Gianquitti, he suggested, should be freed on bail.

But Assistant Attorney General William Ferland countered that no reasonable person in Gianquitti’s position would believe his life was in danger.

Pagano was a neighbor, he said, “not some masked burglar or armed gunman he is confronting at the doorway.”

The firefighter was unarmed, Ferland added. And his punch, however ill-advised, should not have been met with a gunshot.

“Does punching someone in the face warrant a death penalty?” he asked.

Besides, Ferland said, Pagano struck a glancing blow at best.

Dr. Alexander Chirkov, the assistant medical examiner who performed the autopsy on Pagano, testified earlier in the day that the firefighter had no abrasions on his hands consistent with significant contact.

Chirkov also testified that the bullet that killed Pagano entered the body through the lower back on his left side, tearing through the pelvic bone, aorta and pancreas before settling in the liver, beneath the firefighter’s right armpit.

He added that there was no sign of stippling, a pattern of tiny abrasions around an entrance wound that indicates a shot at close range.

Ferland, in extracting that testimony, was building an argument he would make explicit in closing: Pagano was fleeing when Gianquitti fired, he said.

The former police officer admitted as much when he said in the 911 call that he had shot his neighbor in the back, Ferland suggested.

“This is a man,” Ferland said, “who acted in cold blood and executed his neighbor.”

Bucci, after a lengthy recitation of the facts of the case, sided with the state.

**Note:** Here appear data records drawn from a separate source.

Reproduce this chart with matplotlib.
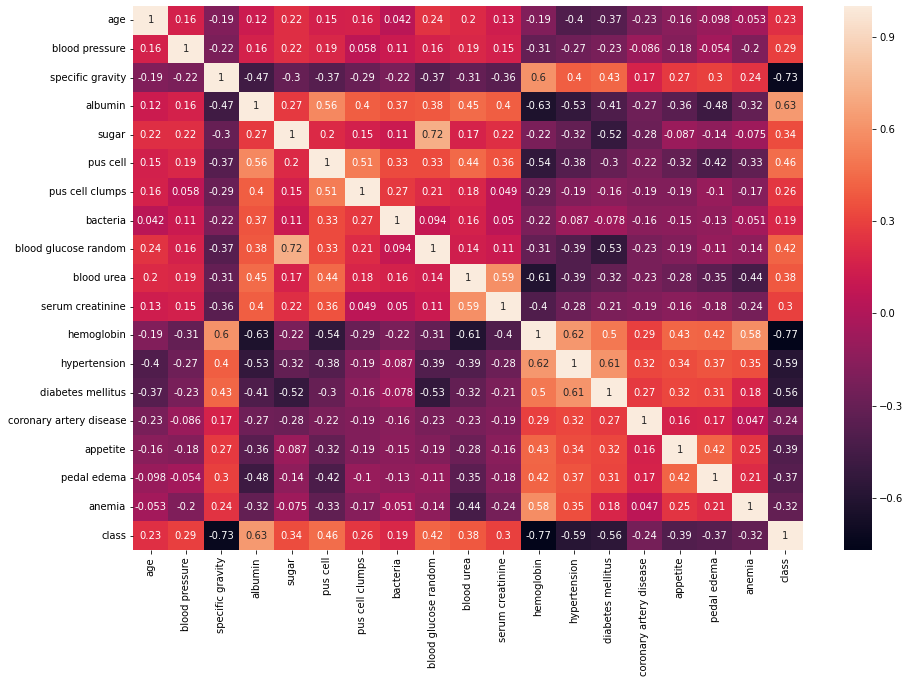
import numpy as np
import pandas as pd
import matplotlib
matplotlib.use('Agg')
import matplotlib.pyplot as plt
import seaborn as sns

labels = ['age', 'blood pressure', 'specific gravity', 'albumin', 'sugar', 'pus cell',
          'pus cell clumps', 'bacteria', 'blood glucose random', 'blood urea',
          'serum creatinine', 'hemoglobin', 'hypertension', 'diabetes mellitus',
          'coronary artery disease', 'appetite', 'pedal edema', 'anemia', 'class']

r_age    = [1, 0.16, -0.19, 0.12, 0.22, 0.15, 0.16, 0.042, 0.24, 0.2, 0.13, -0.19, -0.4, -0.37, -0.23, -0.16, -0.098, -0.053, 0.23]
r_bp     = [0.16, 1, -0.22, 0.16, 0.22, 0.19, 0.058, 0.11, 0.16, 0.19, 0.15, -0.31, -0.27, -0.23, -0.086, -0.18, -0.054, -0.2, 0.29]
r_sg     = [-0.19, -0.22, 1, -0.47, -0.3, -0.37, -0.29, -0.22, -0.37, -0.31, -0.36, 0.6, 0.4, 0.43, 0.17, 0.27, 0.3, 0.24, -0.73]
r_al     = [0.12, 0.16, -0.47, 1, 0.27, 0.56, 0.4, 0.37, 0.38, 0.45, 0.4, -0.63, -0.53, -0.41, -0.27, -0.36, -0.48, -0.32, 0.63]
r_su     = [0.22, 0.22, -0.3, 0.27, 1, 0.2, 0.15, 0.11, 0.72, 0.17, 0.22, -0.22, -0.32, -0.52, -0.28, -0.087, -0.14, -0.075, 0.34]
r_pc     = [0.15, 0.19, -0.37, 0.56, 0.2, 1, 0.51, 0.33, 0.33, 0.44, 0.36, -0.54, -0.38, -0.3, -0.22, -0.32, -0.42, -0.33, 0.46]
r_pcc    = [0.16, 0.058, -0.29, 0.4, 0.15, 0.51, 1, 0.27, 0.21, 0.18, 0.049, -0.29, -0.19, -0.16, -0.19, -0.19, -0.1, -0.17, 0.26]
r_ba     = [0.042, 0.11, -0.22, 0.37, 0.11, 0.33, 0.27, 1, 0.094, 0.16, 0.05, -0.22, -0.087, -0.078, -0.16, -0.15, -0.13, -0.051, 0.19]
r_bgr    = [0.24, 0.16, -0.37, 0.38, 0.72, 0.33, 0.21, 0.094, 1, 0.14, 0.11, -0.31, -0.39, -0.53, -0.23, -0.19, -0.11, -0.14, 0.42]
r_bu     = [0.2, 0.19, -0.31, 0.45, 0.17, 0.44, 0.18, 0.16, 0.14, 1, 0.59, -0.61, -0.39, -0.32, -0.23, -0.28, -0.35, -0.44, 0.38]
r_sc     = [0.13, 0.15, -0.36, 0.4, 0.22, 0.36, 0.049, 0.05, 0.11, 0.59, 1, -0.4, -0.28, -0.21, -0.19, -0.16, -0.18, -0.24, 0.3]
r_hemo   = [-0.19, -0.31, 0.6, -0.63, -0.22, -0.54, -0.29, -0.22, -0.31, -0.61, -0.4, 1, 0.62, 0.5, 0.29, 0.43, 0.42, 0.58, -0.77]
r_htn    = [-0.4, -0.27, 0.4, -0.53, -0.32, -0.38, -0.19, -0.087, -0.39, -0.39, -0.28, 0.62, 1, 0.61, 0.32, 0.34, 0.37, 0.35, -0.59]
r_dm     = [-0.37, -0.23, 0.43, -0.41, -0.52, -0.3, -0.16, -0.078, -0.53, -0.32, -0.21, 0.5, 0.61, 1, 0.27, 0.32, 0.31, 0.18, -0.56]
r_cad    = [-0.23, -0.086, 0.17, -0.27, -0.28, -0.22, -0.19, -0.16, -0.23, -0.23, -0.19, 0.29, 0.32, 0.27, 1, 0.16, 0.17, 0.047, -0.24]
r_appet  = [-0.16, -0.18, 0.27, -0.36, -0.087, -0.32, -0.19, -0.15, -0.19, -0.28, -0.16, 0.43, 0.34, 0.32, 0.16, 1, 0.42, 0.25, -0.39]
r_pe     = [-0.098, -0.054, 0.3, -0.48, -0.14, -0.42, -0.1, -0.13, -0.11, -0.35, -0.18, 0.42, 0.37, 0.31, 0.17, 0.42, 1, 0.21, -0.37]
r_ane    = [-0.053, -0.2, 0.24, -0.32, -0.075, -0.33, -0.17, -0.051, -0.14, -0.44, -0.24, 0.58, 0.35, 0.18, 0.047, 0.25, 0.21, 1, -0.32]
r_class  = [0.23, 0.29, -0.73, 0.63, 0.34, 0.46, 0.26, 0.19, 0.42, 0.38, 0.3, -0.77, -0.59, -0.56, -0.24, -0.39, -0.37, -0.32, 1]

rows = [r_age, r_bp, r_sg, r_al, r_su, r_pc, r_pcc, r_ba, r_bgr, r_bu, r_sc,
        r_hemo, r_htn, r_dm, r_cad, r_appet, r_pe, r_ane, r_class]
corr = pd.DataFrame(rows, index=labels, columns=labels)

W, H = 910, 683
fig = plt.figure(figsize=(W / 72, H / 72), dpi=72)
ax = fig.add_axes([133 / W, 1 - 550 / H, 670 / W, 544 / H])
cax = fig.add_axes([844 / W, 1 - 550 / H, 28 / W, 544 / H])

sns.heatmap(corr, annot=True, ax=ax, cbar_ax=cax, annot_kws={'fontsize': 10})
ax.tick_params(labelsize=10)
cax.tick_params(labelsize=10)
cax.set_yticks([-0.6, -0.3, 0.0, 0.3, 0.6, 0.9])

fig.savefig('out.png', dpi=72)
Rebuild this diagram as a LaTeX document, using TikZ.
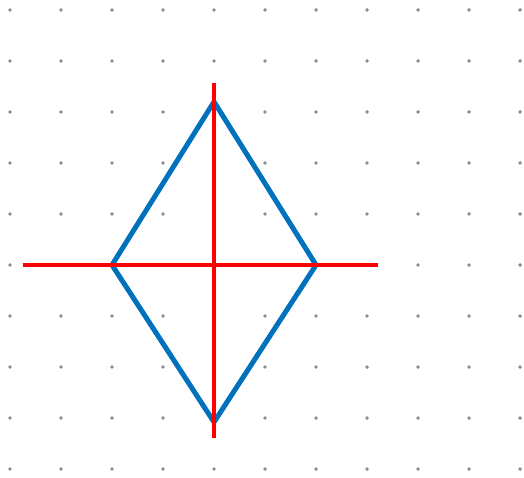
\documentclass[tikz,border=0pt]{standalone}
\usepackage{xcolor}
\usepackage{tikz}
\definecolor{rhombblue}{RGB}{0,114,189}

\begin{document}
\begin{tikzpicture}[
    x=1cm, y=1cm,
    griddot/.style={fill=gray!90, draw=none},
    rhomb/.style={draw=rhombblue, line width=2.8pt, line join=miter},
    axis/.style={draw=red, line width=2.2pt}
]
\useasboundingbox (-0.196, -0.157) rectangle (10.078, 9.196);

% Dot grid
\foreach \i in {0,...,10} {
    \foreach \j in {0,...,9} {
        \fill[griddot] (\i, \j) circle (1.1pt);
    }
}

% Vertices
\coordinate (top) at (4, 7.2);
\coordinate (bot) at (4, 0.92);
\coordinate (lft) at (2, 4);
\coordinate (rgt) at (6, 4);

% Rhombus
\draw[rhomb] (top) -- (rgt) -- (bot) -- (lft) -- cycle;

% Diagonals
\coordinate (vtop) at (4, 7.57);
\coordinate (vbot) at (4, 0.61);
\coordinate (hlft) at (0.25, 4);
\coordinate (hrgt) at (7.22, 4);
\draw[axis] (vtop) -- (vbot);
\draw[axis] (hlft) -- (hrgt);

\end{tikzpicture}
\end{document}
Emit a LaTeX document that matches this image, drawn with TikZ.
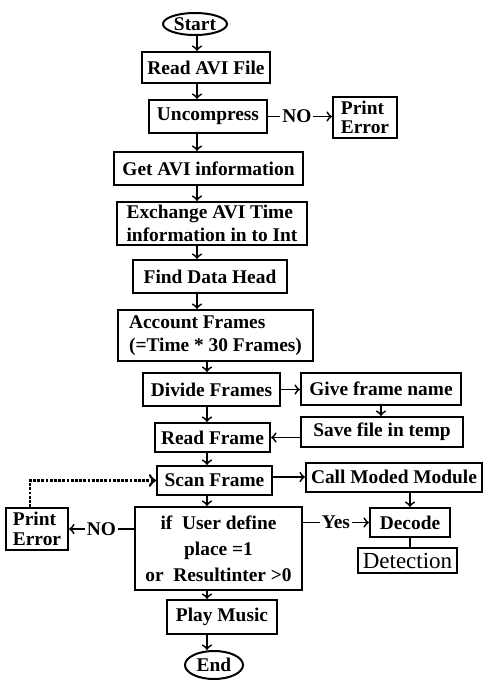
\documentclass[tikz,border=0pt]{standalone}
\usepackage{fontspec}
\setmainfont{Liberation Serif}
\usetikzlibrary{shapes,arrows,positioning,calc}

\begin{document}
\begin{tikzpicture}[x=0.5pt,y=-0.5pt,
    box/.style={draw, line width=1pt, inner sep=1pt, font=\fontsize{9.7}{11.2}\selectfont\bfseries},
    term/.style={draw, ellipse, line width=1pt, inner sep=0pt, font=\fontsize{9.7}{11.2}\selectfont\bfseries},
    arr/.style={line width=0.9pt, -to},
    lab/.style={fill=white, inner sep=1pt, font=\fontsize{9.7}{11.2}\selectfont\bfseries}]
\useasboundingbox (0,0) rectangle (485,681);
\coordinate (upx) at (197,0);
\coordinate (lowx) at (207,0);

\node[term, minimum width=32pt, minimum height=11pt] (start) at (195,24) {Start};
\node[box, minimum width=64pt, minimum height=15.5pt] (readavi) at (206,67.5) {Read AVI File};
\node[box, minimum width=59pt, minimum height=16.5pt] (uncomp) at (208,116.5) {Uncompress};
\node[box, minimum width=32pt, minimum height=20.5pt, align=left, font=\fontsize{9.7}{9.8}\selectfont\bfseries] (perr1) at (365,117.5) {Print\\Error};
\node[box, minimum width=94.5pt, minimum height=16.5pt] (getinfo) at (208.5,168.5) {Get AVI information};
\node[box, minimum width=95pt, minimum height=21.5pt, align=left] (exch) at (212,223.5) {Exchange AVI Time\\information in to Int};
\node[box, minimum width=77pt, minimum height=16.5pt] (finddata) at (210,276.5) {Find Data Head};
\node[box, minimum width=97.5pt, minimum height=25.5pt, align=left] (account) at (215.5,335.5) {Account Frames\\(=Time * 30 Frames)};
\node[box, minimum width=68.5pt, minimum height=16.5pt] (divide) at (211.5,389.5) {Divide Frames};
\node[box, minimum width=80pt, minimum height=16pt] (givename) at (381,389) {Give frame name};
\node[box, minimum width=81pt, minimum height=15pt] (savefile) at (382,432) {Save file in temp};
\node[box, minimum width=57.5pt, minimum height=14.5pt] (readframe) at (212.5,437.5) {Read Frame};
\node[box, minimum width=57.5pt, minimum height=14.5pt] (scanframe) at (214.5,480.5) {Scan Frame};
\node[box, minimum width=88pt, minimum height=14.5pt] (callmod) at (394,477) {Call Moded Module};
\node[box, minimum width=31pt, minimum height=21pt, align=left, font=\fontsize{9.7}{9.8}\selectfont\bfseries] (perr2) at (37,529) {Print\\Error};
\node[box, minimum width=83.5pt, minimum height=41.5pt, align=center, font=\fontsize{9.7}{13}\selectfont\bfseries] (ifbox) at (218.5,548.5) {if~~User define\\place =1\\or~~Resultinter >0};
\node[box, minimum width=40pt, minimum height=14.5pt] (decode) at (410,522.5) {Decode};
\node[box, minimum width=49.5pt, minimum height=12.5pt, font=\fontsize{11.5}{13}\selectfont] (detect) at (407.5,560.5) {Detection};
\node[box, minimum width=55pt, minimum height=17pt] (play) at (222,617) {Play Music};
\node[term, minimum width=29pt, minimum height=14pt] (end) at (214,665) {End};

\foreach \a/\b in {start/readavi, readavi/uncomp, uncomp/getinfo, getinfo/exch, exch/finddata, finddata/account}
  \draw[arr] (upx |- \a.south) -- (upx |- \b.north);
\foreach \a/\b in {account/divide, divide/readframe, readframe/scanframe, scanframe/ifbox, ifbox/play, play/end}
  \draw[arr] (lowx |- \a.south) -- (lowx |- \b.north);

\draw[arr] (uncomp.east) -- node[lab, pos=.45] {NO} (uncomp.east -| perr1.west);
\draw[arr] (divide.east) -- (divide.east -| givename.west);
\draw[arr] (givename.south) -- (givename.south |- savefile.north);
\draw[arr] (savefile.west |- readframe.east) -- (readframe.east);
\draw[arr] (scanframe.east |- callmod.west) -- (callmod.west);
\draw[arr] (callmod.south -| decode) -- (decode.north);
\draw[line width=0.9pt] (decode.south) -- (decode.south |- detect.north);
\draw[arr] (ifbox.east |- decode.west) -- node[lab] {Yes} (decode.west);
\draw[arr] (ifbox.west |- perr2.east) -- node[lab] {NO} (perr2.east);
\draw[arr, line width=1.3pt, dash pattern=on 1.4pt off 0.7pt] ([xshift=-3.5pt]perr2.north) |- (scanframe.west);
\end{tikzpicture}
\end{document}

Gianquitti could have retreated after the punch, she said. He could have called the police.

“He didn’t,” she said. “He decided to shoot somebody.”

During the 911 call, she added, Gianquitti did not suggest he thought Pagano had a weapon.

Instead, he spoke in mild tones of a neighbor’s attack and a justified shooting.

“The defendant’s calmness was eerie,” Bucci said.

After ruling that the state had made a prima facie case for murder, Bucci heard arguments from both sides about whether she should grant bail.

Judges rarely grant bail in alleged murder cases and this was no exception.

Gianquitti would pose a flight risk and a threat to public safety if he were released, she ruled.

“I will hold him without bail,” she said.

Pagano’s friends and family clapped. And Gianquitti’s wife, seated in the rear of the courtroom, collapsed in tears.